Computers Don't Like Ambiguity!

Interesting day today... I saw a couple of projects that had some relationship to Sire. I can't say too much on a public forum, but they both showed me that I am on the right track with what I am doing.

There are several problems with writing a molecular simulation code, and they all really come down to problems of ambiguity. Computers don't like ambiguity, but molecular simulation, and especially molecular mechanical simulation is highly ambiguous. Take for example the problem I am currently wrestling with; for the QM/MM forcefield I am using periodic boundaries. Normally with periodic boundaries you would only calculate the interactions with the closest replica. However, with QM/MM, you have to include *all* of the interactions between the QM atoms and the sparkles (the point charges that polarise the QM region). This means that I have to include *all* MM groups that are within the cutoff of the QM groups. This would be a problem if the QM region is extended, or covers multiple regions. This means that it is possible, in a periodic box, for different replicas of the same MM molecule to be interacting with the QM atoms (as the QM atoms may themselves be on opposite sides of the periodic box!). So what should we do? Should we include neither of the replicas, only one, or both? Is it right to include multiple copies of the same molecule? Here lies the ambiguity. It is not easy to just combine things together and hope that inheritance or cool code will solve these problems. Ambiguity will always creep into aggregate systems, and lots of thought is needed to work out to resolve that ambiguity. In this case, I think that both copies of the molecule do need to be included in the QM calculation (so two copies when adding the sparkles), but only one copy is needed when calculating the vdw interactions (as they should be dealt with correctly by the cutoff). Of course, I could always ban people from having extended or multiple QM regions! ;-)

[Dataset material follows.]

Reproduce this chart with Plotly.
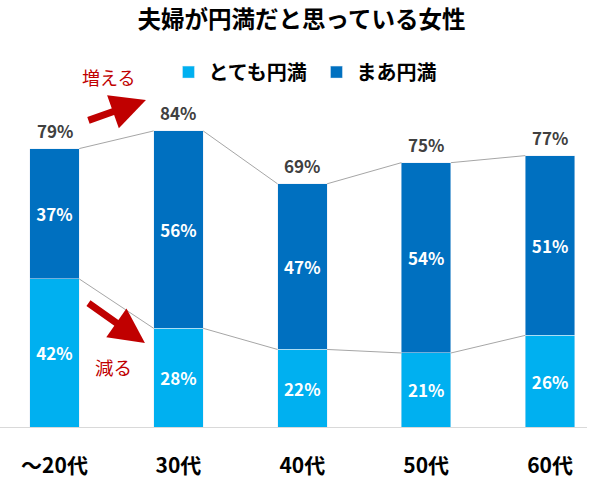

Despite me trying to come up with a design that can cope with whatever I can think of, I always end up thinking of use-cases that won't work. And they are always important - e.g. now! Adding multiple replicas from the periodic boundary test is not something I had ever thought of. I am thus now putting some more thought into the volume class design to allow multiple replicas to be returned. Its a lot more complex a problem than it looks, as it will necessitate returning an unknown number of copies of a molecule that are translated for the different orientations (or even rotated - my boxes don't need to be cuboidal!). This could add extra complexity and cost to something, which in the normal case, should actually be very simple.